Example: Such as getting a developer access to the server.
The task takes at most 5 minutes, the approval & the process takes a dozen days … or forever. It’s not that we need it this second, but such request taking 2 weeks is unacceptable. Although the task/request might of been dropped somewhere within the business process. To make sure things like this doesn’t happen, you got to follow-up.
My Follow-up Tactics:
Sometimes you can’t assume things would just get done, so you got to follow-up.
At first you can give the benefit of the doubt, request gets done.
To make sure requests/tasks gets done, here are my step to follow-up:
1st Follow-up: The request can be left hanging around. This is to make sure the request is initiated.
2nd Follow-up: It’s on someone’s list, but priority is lower. Making sure the request has an estimate completion time, at this point you should give them time to work on the request (amongst other priority)

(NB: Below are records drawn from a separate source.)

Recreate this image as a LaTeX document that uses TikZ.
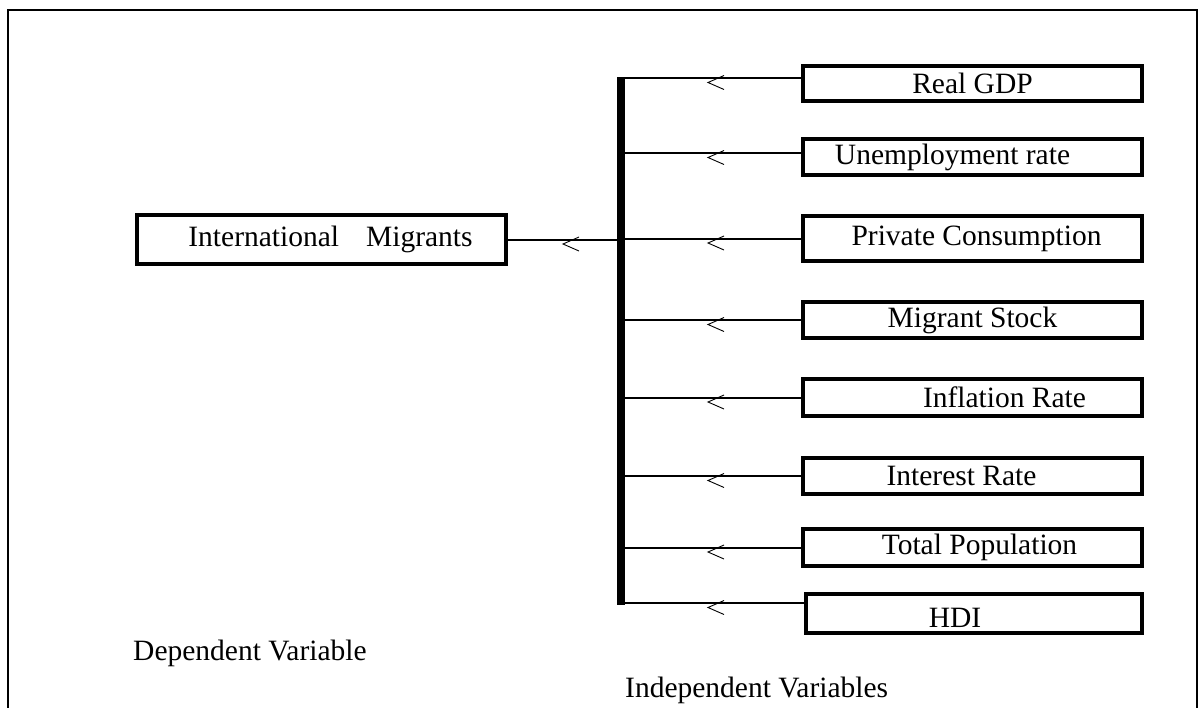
\documentclass[tikz,border=0pt]{standalone}
\usepackage{fontspec}
\setmainfont{Liberation Serif}
\begin{document}
\begin{tikzpicture}[x=1pt,y=-1pt,
  box/.style={draw, line width=4pt, inner sep=0pt, minimum width=339pt,
    font=\fontsize{29.5}{34}\selectfont},
  conn/.style={line width=2pt},
  lbl/.style={inner sep=0pt, font=\fontsize{29.5}{34}\selectfont},
  chev/.pic={\draw[line width=0.9pt] (8,-7) -- (-8,0) -- (8,7);}]
\useasboundingbox (0,0) rectangle (1201,707);
% outer frame
\draw[line width=2pt] (8,712) -- (8,10) -- (1197,10) -- (1197,712);
% dependent variable box
\node[box, minimum width=369pt, minimum height=49pt] (im) at (321.5,239.5)
  {\hspace*{18pt}International\hspace{27pt}Migrants};
% independent variable boxes
\node[box, minimum height=35pt] (gdp) at (972.5,83) {Real GDP};
\node[box, minimum height=36pt] (unem) at (972.5,157) {Unemployment rate\hspace*{40pt}};
\node[box, minimum height=45pt] (pc) at (972.5,238.5) {\hspace*{8pt}Private Consumption};
\node[box, minimum height=36pt] (ms) at (972.5,320) {Migrant Stock};
\node[box, minimum height=37pt] (inf) at (972.5,397.5) {\hspace*{64pt}Inflation Rate};
\node[box, minimum height=36pt] (int) at (972.5,476) {Interest Rate\hspace*{22pt}};
\node[box, minimum height=37pt] (tp) at (972.5,547.5) {\hspace*{14pt}Total Population};
\node[box, minimum width=336pt, minimum height=39pt, text depth=0pt] (hdi) at (974,613.5) {\raisebox{-8pt}{HDI}\hspace*{38pt}};
% vertical bar
\coordinate (bt) at (621,77);
\coordinate (bb) at (621,605);
\draw[line width=8pt] (bt) -- (bb);
% connectors
\draw[conn] (im.east) -- (im.east -| bt);
\draw[conn] ([yshift=5pt]gdp.west) -- ([yshift=5pt]gdp.west -| bt);
\draw[conn] ([yshift=4pt]unem.west) -- ([yshift=4pt]unem.west -| bt);
\draw[conn] (pc.west) -- (pc.west -| bt);
\draw[conn] (ms.west) -- (ms.west -| bt);
\draw[conn] (inf.west) -- (inf.west -| bt);
\draw[conn] (int.west) -- (int.west -| bt);
\draw[conn] (tp.west) -- (tp.west -| bt);
\draw[conn] ([yshift=10.5pt]hdi.west) -- ([yshift=10.5pt]hdi.west -| bt);
% chevrons
\pic at (571,244) {chev};
\foreach \yy in {78,153,238.5,320,397.5,476,547.5,603} {
  \pic at (716,\yy+4.5) {chev};
}
% captions
\node[lbl, anchor=base west] (dep) at (133,660) {Dependent Variable};
\node[lbl, anchor=base west] (indep) at (625,697) {Independent Variables};
\end{tikzpicture}
\end{document}
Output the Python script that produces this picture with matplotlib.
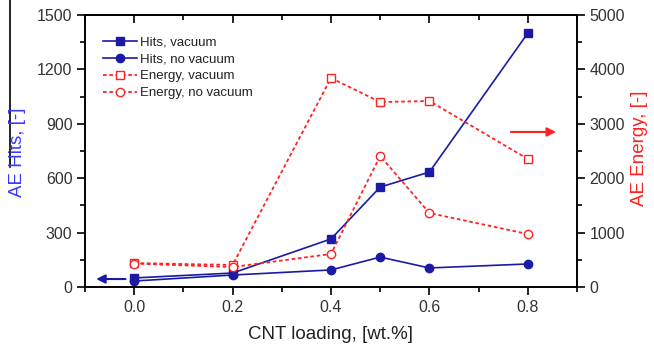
import matplotlib
matplotlib.use("Agg")
import matplotlib.pyplot as plt
from matplotlib.lines import Line2D
from matplotlib.ticker import MultipleLocator

plt.rcParams['font.family'] = ['Liberation Sans', 'DejaVu Sans']

cnt = [0.0, 0.2, 0.4, 0.5, 0.6, 0.8]
hits_vac = [50, 77, 265, 551, 634, 1400]
hits_novac = [33, 66, 94, 165, 105, 127]
energy_vac = [440, 405, 3842, 3400, 3419, 2353]
energy_novac = [430, 367, 607, 2408, 1360, 974]

blue = '#1a1aa6'
red = '#ff2222'
tickc = '#333333'

fig = plt.figure(figsize=(6.54, 3.5), dpi=100)
ax1 = fig.add_axes([85/654, 1-287/350, (577-85)/654, (287-15)/350])
ax2 = ax1.twinx()

l1, = ax1.plot(cnt, hits_vac, '-', color=blue, marker='s', ms=5.5, mfc=blue, mec=blue, lw=1.2, label='Hits, vacuum')
l2, = ax1.plot(cnt, hits_novac, '-', color=blue, marker='o', ms=6, mfc=blue, mec=blue, lw=1.2, label='Hits, no vacuum')
l3, = ax2.plot(cnt, energy_vac, ':', color=red, marker='s', ms=5.5, mfc='white', mec=red, mew=1.0, lw=1.3, label='Energy, vacuum')
l4, = ax2.plot(cnt, energy_novac, ':', color=red, marker='o', ms=6, mfc='white', mec=red, mew=1.0, lw=1.3, label='Energy, no vacuum')
for l in (l3, l4):
    l.set_linestyle((0, (2, 1.5)))

ax1.set_xlim(-0.1, 0.9)
ax1.set_ylim(0, 1500)
ax2.set_ylim(0, 5000)
ax1.set_xticks([0.0, 0.2, 0.4, 0.6, 0.8])
ax1.set_xticklabels(['0.0', '0.2', '0.4', '0.6', '0.8'])
ax1.xaxis.set_minor_locator(MultipleLocator(0.1))
ax1.set_yticks([0, 300, 600, 900, 1200, 1500])
ax1.yaxis.set_minor_locator(MultipleLocator(150))
ax2.set_yticks([0, 1000, 2000, 3000, 4000, 5000])
ax2.yaxis.set_minor_locator(MultipleLocator(500))

for ax in (ax1, ax2):
    for s in ax.spines.values():
        s.set_linewidth(1.2)
ax1.tick_params(axis='both', which='major', direction='out', length=6, width=1.2,
                labelsize=11.5, labelcolor=tickc, pad=3)
ax1.tick_params(axis='both', which='minor', direction='out', length=3.5, width=1.2)
ax2.tick_params(axis='y', which='major', direction='out', length=6, width=1.2,
                labelsize=11.5, labelcolor=tickc, pad=3)
ax2.tick_params(axis='y', which='minor', direction='out', length=3.5, width=1.2)

top = ax1.secondary_xaxis('top')
top.set_xticks([0.0, 0.2, 0.4, 0.6, 0.8])
top.xaxis.set_minor_locator(MultipleLocator(0.1))
top.tick_params(axis='x', which='major', direction='in', length=6, width=1.2, labeltop=False)
top.tick_params(axis='x', which='minor', direction='in', length=3.5, width=1.2)
top.spines['top'].set_linewidth(1.2)

ax1.set_xlabel('CNT loading, [wt.%]', fontsize=13.5, color='#222222', labelpad=8)
fig.text(18/654, 1-152/350, 'AE Hits, [-]', rotation=90, color='#3a3aff', fontsize=13.5,
         ha='center', va='center')
fig.text(640/654, 1-148/350, 'AE Energy, [-]', rotation=90, color=red, fontsize=13.5,
         ha='center', va='center')

ax1.annotate('', xy=(-0.083, 44), xytext=(-0.012, 44),
             arrowprops=dict(arrowstyle='-|>', color=blue, lw=1.5, mutation_scale=13))
ax2.annotate('', xy=(0.863, 2850), xytext=(0.76, 2850),
             arrowprops=dict(arrowstyle='-|>', color=red, lw=1.5, mutation_scale=13))

leg = ax2.legend(handles=[l1, l2, l3, l4], loc='upper left', bbox_to_anchor=(0.02, 0.95),
                 frameon=False, fontsize=9.5, handlelength=2.6, handletextpad=0.2,
                 labelspacing=0.35, borderaxespad=0.2)
for t in leg.get_texts():
    t.set_color('#222222')

fig.add_artist(Line2D([10/654, 10/654], [1.0, 1-167/350], color='black', lw=1.2,
                      transform=fig.transFigure))

fig.savefig('out.png', dpi=100)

3rd Follow-up: It on someone’s list, but priority changes & the task get forgotten
At about 50-75% time has gone, double check if the completion is delayed or not.

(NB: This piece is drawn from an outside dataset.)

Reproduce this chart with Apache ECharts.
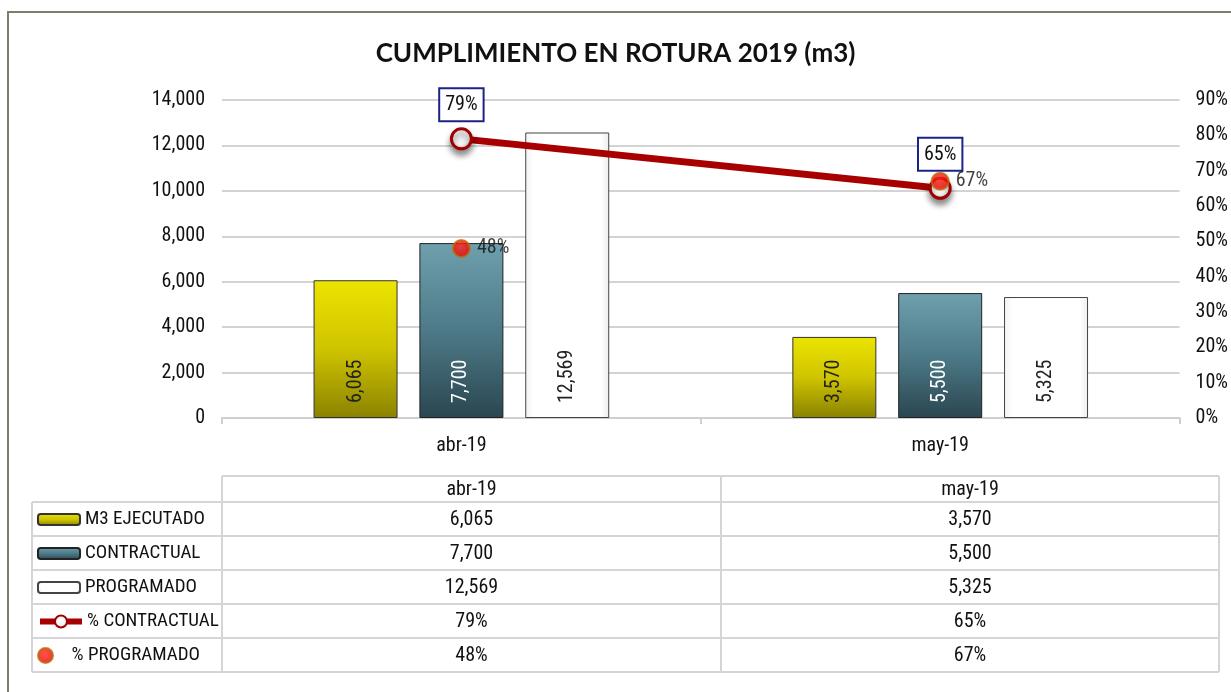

The purpose of this is to make sure the request is in progress & not dropped due other requests; if it’s dropped, it will them give enough time to complete the task with minimal delay.
4th Follow-up: It needs more time, but no one was notified … this is the point where the project schedule gets delay.At this point, you are annoying the person … so you got to be tactful.
The 1st & 2nd follow-up is need for most cases, in order to make sure the task is clarify with a specified end-time.
I usually won’t use the full tactics if it’s someone I had never worked with before; This method is used only if the colleague is unmotivated or they have too many different priorities … That’s why you follow-up with them & let them set an their end-date.